In 2007 we estimated M&S operational emissions accounted for about 700,000 tonnes CO2e, but when we took into account our total value chain carbon footprint including products and customer use, the figure increased to about 7 million tonnes CO2e. 

Although an estimate, this analysis highlighted to us that we need to focus not only on shops and logistics but also on reducing emissions from the supply chain and customer behaviour around cooking and food waste as well as washing and drying clothes. 

So seven years on, what have we, together with our suppliers and customers collectively achieved?

    PV Castle Donnington Marks and Spencer
  1. Reduced our operational carbon footprint by 24% 
  2. Improved energy efficiency in our stores by 34% per square foot, which in turn has helped us save £22m from our energy bill;
  3. Reduced GHG emissions from our refrigeration units by 68%
  4. Purchased all our electricity in the UK & Republic of Ireland from green tariff renewable sources of which 28% came from small scale de-centralised sources; 
  5. Invested in the UK’s largest solar roof at our Castle Donington distribution centre; 
  6. Made our operations carbon neutral to help accelerate investment in renewables and programmes to prevent deforestation in the developing world; 
  7. Prevented deforestation by ensuring 96% of our wood comes from responsible sources (with a target to achieve 100%) and 100% of our palm oil is RSPO certified. 
  8. Demonstrated using Cool Farm Tool that the adaptation of Better Cotton Initiative practices in regions of India have reduced emissions by 50% compared to traditional growing practices. 
  9. Raised customer awareness and acceptability of washing clothes at 30 C together with wider industry 
  10. Put all the food factories that supply us on a structured sustainability programme, with 19% of the food we sell today coming from sites that have reduced their energy use by at least 20%.  

In delivering these environmental, social and economic benefits we’ve learnt a lot.

  1. Business case – there’s plenty of money to be saved from reducing your exposure to volatile fossil fuel prices. Energy graph
  2. Demonstration – new low carbon technologies are often unproven. We’ve created a network of demonstration stores, factories and farms to trial new technologies before rapid scale deployment of the winners. 
  3. Preventing waste is a double win – for every 3 months the life of an item of clothing is extended we reduce fashion’s carbon footprint by 10%. Reduce waste, reduce carbon. 
  4. Resilience – despite all our hard work and that of many others climate change is happening and its effects are being felt already. We’ve been working with our suppliers and our stores to make them more resilient to extreme weather – drought, flood etc. 
  5. Working with others – we cannot beat climate change alone. We’re working globally with the Consumer Goods Forum and its members, many of the world’s largest food manufacturers and retailers, to tackle two of the most material contributions the industry makes to climate change – refrigeration and deforestation. 

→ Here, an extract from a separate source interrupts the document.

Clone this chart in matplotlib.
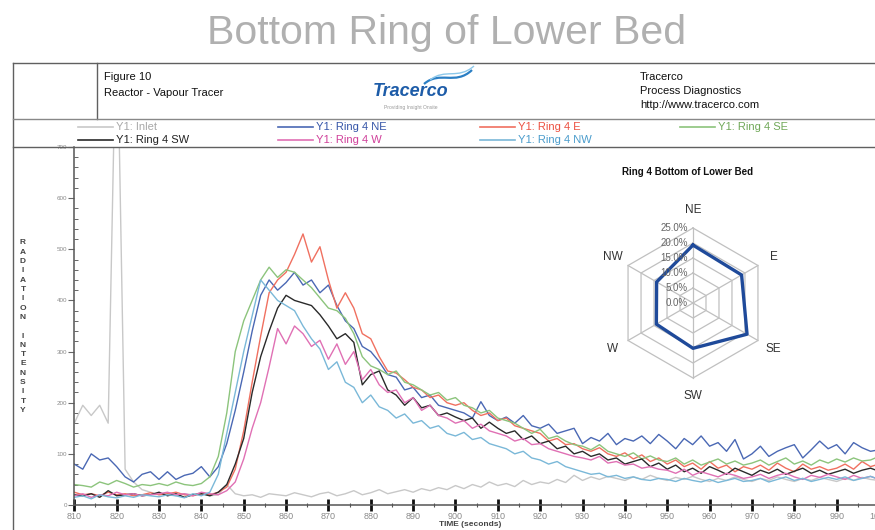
import numpy as np
import matplotlib
matplotlib.use("Agg")
import matplotlib.pyplot as plt
from matplotlib.lines import Line2D
from matplotlib.path import Path
from matplotlib.patches import PathPatch

plt.rcParams['font.family'] = ['Liberation Sans', 'DejaVu Sans']

W, H = 875, 530

# time axis, one reading every 2 s
time = np.arange(810, 1001, 2)

inlet = [160, 195, 175, 195, 160, 1000, 70, 45, 30, 25,
         20, 22, 18, 22, 20, 24, 18, 20, 40, 22,
         18, 20, 15, 22, 20, 18, 24, 20, 16, 22,
         25, 18, 22, 28, 20, 24, 30, 22, 26, 30,
         25, 32, 28, 34, 30, 38, 32, 40, 35, 45,
         38, 42, 36, 48, 40, 45, 42, 50, 44, 58,
         48, 55, 50, 56, 52, 48, 55, 50, 58, 52,
         48, 54, 50, 56, 50, 46, 52, 48, 55, 50,
         46, 52, 48, 55, 50, 46, 52, 48, 54, 50,
         46, 52, 48, 54, 50, 48]

ring_ne = [80, 70, 100, 88, 92, 75, 55, 45, 60, 65,
           50, 65, 50, 58, 62, 75, 55, 75, 120, 185,
           260, 340, 410, 440, 420, 435, 455, 430, 440, 415,
           430, 390, 360, 345, 310, 300, 280, 255, 250, 225,
           230, 210, 215, 195, 190, 185, 180, 170, 202, 175,
           165, 172, 160, 175, 155, 150, 158, 140, 145, 150,
           120, 132, 125, 140, 118, 130, 125, 135, 120, 138,
           125, 110, 130, 118, 135, 115, 122, 105, 128, 90,
           100, 115, 95, 105, 112, 118, 92, 108, 125, 110,
           118, 100, 122, 112, 105, 108]

ring_e = [25, 20, 22, 18, 25, 20, 22, 18, 20, 24,
          20, 22, 25, 20, 18, 22, 20, 25, 35, 70,
          145, 240, 330, 415, 440, 455, 490, 530, 475, 505,
          440, 385, 415, 385, 335, 325, 290, 262, 258, 245,
          230, 225, 210, 215, 200, 195, 200, 185, 175, 180,
          165, 170, 155, 150, 145, 140, 125, 130, 118, 120,
          110, 105, 112, 100, 95, 102, 90, 98, 85, 92,
          80, 88, 75, 82, 70, 85, 72, 78, 65, 75,
          70, 78, 68, 82, 72, 65, 80, 70, 75, 68,
          72, 80, 70, 85, 75, 80]

ring_se = [40, 38, 35, 45, 40, 48, 42, 35, 40, 38,
           42, 38, 45, 40, 38, 42, 55, 95, 180, 300,
           360, 400, 440, 465, 445, 460, 455, 440, 425, 405,
           385, 380, 365, 335, 290, 272, 265, 255, 262, 240,
           235, 225, 215, 220, 205, 210, 195, 190, 180, 185,
           170, 165, 160, 150, 140, 148, 130, 135, 125, 118,
           115, 108, 118, 105, 100, 95, 102, 90, 96, 88,
           85, 92, 80, 88, 78, 84, 90, 80, 86, 78,
           82, 88, 78, 85, 92, 80, 86, 78, 88, 82,
           90, 84, 92, 86, 88, 95]

ring_sw = [20, 18, 22, 15, 28, 18, 20, 22, 18, 20,
           25, 18, 22, 15, 20, 22, 18, 25, 40, 80,
           130, 220, 290, 340, 385, 410, 400, 395, 390, 372,
           350, 325, 335, 318, 235, 255, 262, 225, 215, 195,
           210, 190, 195, 175, 180, 172, 165, 170, 150, 162,
           150, 140, 145, 128, 135, 120, 125, 110, 115, 100,
           105, 95, 100, 88, 92, 80, 85, 90, 75, 82,
           70, 78, 65, 72, 62, 75, 68, 60, 72, 65,
           58, 68, 62, 70, 60, 66, 72, 62, 68, 60,
           65, 70, 62, 68, 72, 66]

ring_w = [18, 22, 15, 20, 18, 25, 20, 22, 18, 20,
          22, 25, 20, 22, 18, 25, 22, 20, 28, 45,
          90, 150, 200, 270, 345, 315, 350, 335, 310, 322,
          285, 315, 275, 300, 245, 265, 235, 220, 225, 200,
          210, 185, 195, 175, 170, 160, 165, 150, 158, 145,
          140, 135, 125, 130, 118, 120, 110, 105, 100, 95,
          92, 88, 95, 82, 85, 78, 80, 72, 75, 70,
          68, 62, 70, 58, 65, 60, 55, 62, 58, 52,
          55, 60, 52, 58, 62, 55, 50, 58, 54, 60,
          55, 50, 58, 52, 56, 50]

ring_nw = [15, 18, 12, 20, 16, 14, 18, 15, 20, 18,
           16, 20, 18, 14, 22, 18, 25, 60, 140, 220,
           300, 370, 440, 420, 400, 390, 380, 350, 325, 305,
           265, 280, 240, 230, 200, 215, 192, 185, 170, 178,
           160, 165, 150, 155, 140, 135, 142, 128, 132, 120,
           115, 110, 100, 105, 92, 88, 80, 85, 75, 70,
           65, 60, 62, 55, 58, 52, 55, 50, 48, 52,
           50, 46, 52, 48, 45, 50, 44, 48, 52, 46,
           48, 52, 45, 50, 55, 48, 52, 46, 50, 54,
           50, 55, 48, 52, 56, 50]

# ring 4 share of tracer per direction (%)
directions = ['NE', 'E', 'SE', 'SW', 'W', 'NW']
share = [19.3, 18.7, 20.8, 15.1, 14.1, 14.0]

series = [
    (inlet, '#c8c8c8', '#a8a8a8', 'Y1: Inlet'),
    (ring_ne, '#4a68b4', '#3555a8', 'Y1: Ring 4 NE'),
    (ring_e, '#f07060', '#ec5040', 'Y1: Ring 4 E'),
    (ring_se, '#8cc47c', '#70a858', 'Y1: Ring 4 SE'),
    (ring_sw, '#2a2a2a', '#222222', 'Y1: Ring 4 SW'),
    (ring_w, '#e070b4', '#d0409a', 'Y1: Ring 4 W'),
    (ring_nw, '#7ab8d8', '#4a9ccc', 'Y1: Ring 4 NW'),
]


def fx(px):
    return px / W


def fy(py):
    return 1 - py / H


fig = plt.figure(figsize=(W / 100, H / 100), dpi=100)


def rule(x0, y0, x1, y1, color='#606060', lw=1.0):
    fig.add_artist(Line2D([fx(x0), fx(x1)], [fy(y0), fy(y1)],
                          transform=fig.transFigure, color=color, lw=lw))


# page title
fig.text(fx(447), fy(33), 'Bottom Ring of Lower Bed', ha='center', va='center',
         fontsize=29.5, color='#b0b0b0')

# report frame
rule(13, 63, 875, 63)
rule(13, 63, 13, 530)
rule(97, 63, 97, 119)
rule(13, 119, 875, 119, color='#888888')
rule(13, 147, 875, 147)

fig.text(fx(104), fy(77), 'Figure 10', fontsize=8, va='center', color='#111111')
fig.text(fx(104), fy(93), 'Reactor - Vapour Tracer', fontsize=8, va='center', color='#111111')
fig.text(fx(640), fy(77), 'Tracerco', fontsize=8, va='center', color='#111111')
fig.text(fx(640), fy(91), 'Process Diagnostics', fontsize=8, va='center', color='#111111')
fig.text(fx(640), fy(105), 'http://www.tracerco.com', fontsize=8, va='center', color='#111111')

# logo
fig.text(fx(411), fy(92), 'Tracerco', fontsize=13, fontweight='bold', fontstyle='italic',
         ha='center', va='center', color='#1d5ca8')
fig.text(fx(411), fy(108), 'Providing Insight Onsite', fontsize=3.6,
         ha='center', va='center', color='#999999')
for (p0, p1, p2, p3), col, lw in [
        (((424, 84), (440, 70), (455, 86), (472, 70)), '#2b7fc4', 1.6),
        (((430, 80), (445, 68), (458, 80), (474, 66)), '#8cc8ea', 1.0)]:
    verts = [(fx(x), fy(y)) for x, y in (p0, p1, p2, p3)]
    path = Path(verts, [Path.MOVETO, Path.CURVE4, Path.CURVE4, Path.CURVE4])
    fig.add_artist(PathPatch(path, fill=False, edgecolor=col, lw=lw,
                             transform=fig.transFigure))

# legend rows
legend_pos = [(78, 127), (278, 127), (480, 127), (680, 127),
              (78, 140), (278, 140), (480, 140)]
for (lx, ly), (vals, col, tcol, lab) in zip(legend_pos, series):
    rule(lx, ly, lx + 35, ly, color=col, lw=1.2)
    fig.text(fx(lx + 38), fy(ly), lab, fontsize=8, va='center', color=tcol)

# main time chart
ax = fig.add_axes([fx(74.3), fy(505), fx(879) - fx(74.3), fy(147) - fy(505)])
ax.patch.set_alpha(0)
for vals, col, tcol, lab in series:
    ax.plot(time, vals, color=col, lw=1.0)
ax.set_xlim(810, 1000)
ax.set_ylim(0, 700)
ax.spines['top'].set_visible(False)
ax.spines['right'].set_visible(False)
for s in ('left', 'bottom'):
    ax.spines[s].set_color('#555555')
    ax.spines[s].set_linewidth(1.1)
ax.set_xticks(np.arange(810, 1001, 10))
ax.set_xticks(np.arange(810, 1001, 5), minor=True)
ax.set_yticks(np.arange(0, 701, 100))
ax.set_yticks(np.arange(0, 701, 20), minor=True)
ax.tick_params(axis='x', which='major', direction='inout', length=8, width=2,
               color='#111111', labelsize=6.5, labelcolor='#8a8a8a', pad=1)
ax.tick_params(axis='x', which='minor', direction='inout', length=3, width=0.8,
               color='#555555')
ax.tick_params(axis='y', which='major', direction='out', length=4, width=0.8,
               color='#666666', labelsize=4.5, labelcolor='#8a8a8a', pad=1)
ax.tick_params(axis='y', which='minor', direction='in', length=3, width=0.7,
               color='#666666')

# stacked axis caption
caption = 'RADIATION INTENSITY'
for k, ch in enumerate(caption):
    fig.text(fx(23), fy(243 + k * 9.3), ch, fontsize=6, fontweight='bold',
             ha='center', va='center', color='#444444')
fig.text(fx(470), fy(524), 'TIME (seconds)', fontsize=6, fontweight='bold',
         ha='center', va='center', color='#444444')

# radar inset
fig.text(fx(687), fy(172), 'Ring 4 Bottom of Lower Bed', fontsize=7, fontweight='bold',
         ha='center', va='center', color='#111111')
rax = fig.add_axes([fx(593), fy(403), fx(793) - fx(593), fy(203) - fy(403)])
rax.set_xlim(-100 / 3, 100 / 3)
rax.set_ylim(-100 / 3, 100 / 3)
rax.axis('off')
ang = np.deg2rad([90, 30, -30, -90, -150, 150])
ang_c = np.append(ang, ang[0])
for r in [5, 10, 15, 20, 25]:
    rax.plot(r * np.cos(ang_c), r * np.sin(ang_c), color='#c0c0c0', lw=0.9)
for a in ang:
    rax.plot([0, 25 * np.cos(a)], [0, 25 * np.sin(a)], color='#c0c0c0', lw=0.9)
vals_c = np.append(share, share[0])
rax.plot(vals_c * np.cos(ang_c), vals_c * np.sin(ang_c), color='#1f4a9a', lw=2.4)
for r in [0, 5, 10, 15, 20, 25]:
    rax.text(-1.8, r, f'{r:.1f}%', fontsize=7, ha='right', va='center', color='#666666')
for a, name in zip(ang, directions):
    rax.text(31 * np.cos(a), 31 * np.sin(a), name, fontsize=8.5, ha='center',
             va='center', color='#333333')

fig.savefig('out.png', dpi=100)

So where next? Well, we’re very clear there is so much more to do. In retail, this means accelerating progress towards our 2020 targets whilst also better understanding the impact of multi-channel retailing as we re-configure supply chain networks. In product supply chains, it means scaling up action across the whole industry, so it’s not just progressive companies and suppliers but everyone tackling refrigeration, deforestation, agricultural practices and starting to build resilience in vulnerable communities to adapt to climate change. And, in the next critical 12 months in the run up to Paris 2015 negotiations, it means adding our voice calling for a strong global deal.  

Our message will be simple – we support a strong, legally binding agreement in Paris that provides the long term certainty for us to make the major investment decisions to re-configure our business model to a low carbon one.